ADDIS ABABA – African countries will have to manage their finances carefully to repay dollar debt raised in recent years as weak currencies push up servicing costs and oil and commodity revenues tumble, the new head of the African Development Bank said.
From oil-rich Nigeria and copper producing Zambia to fast-growing Rwanda and Ghana, African nations have taken advantage of historically low yields and strong investor appetite to issue Eurobonds or raise other funds on international markets.
Africa’s foreign currency bond issues between 2000 to 2014 totalled $20.5 billion, with $7.4 billion of that raised in 2014 alone, Akinwumi Adesina, who took over as president of the 50-year-old AfDB in September, told Reuters in an interview.
“You are going to be financing high-cost debt using a devalued currency — it just means it is more difficult for you to finance your debt,” he said in Addis Ababa late on Tuesday.
“One does have to make sure that it is within sustainable debt limit. We have to manage our finances well.”
An expected interest rate hike by the U.S. Federal Reserve has strengthened the dollar globally and hit emerging market currencies, including in Africa, where many governments are also feeling the squeeze from low commodity and oil revenues.

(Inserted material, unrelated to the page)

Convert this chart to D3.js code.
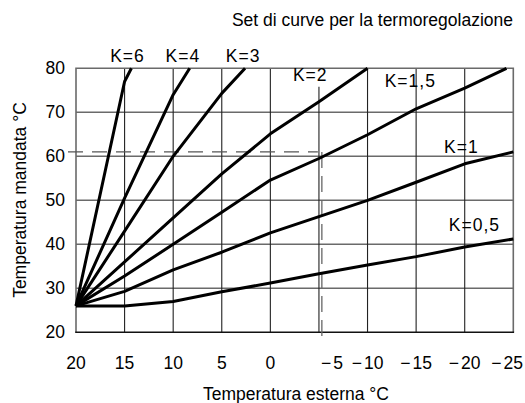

A development economist with a doctorate from Purdue University in the United States, 55-year-old Adesina was elected in May to head the Ivory Coast-based institution for five years.
In Addis Ababa for talks with African Union Commission head Nkosazana Dlamini-Zuma and Ethiopian Prime Minister Hailemariam Desalegn, he urged African states to manufacture more rather than rely so heavily on volatile raw commodity exports.
“I personally believe that the way to address this is to first and foremost make sure that African countries stop exporting primary commodities. I have not seen any country in the world that has prospered from this,” he said.
“African countries need to develop value chains whether it is in oil and gas, minerals or metals, or whether it is agriculture – everything that Africa has,” he added.
Adesina said greater trade within Africa, which now stands at 10 percent of total trade on the continent, would help reduce exposure to global fluctuations.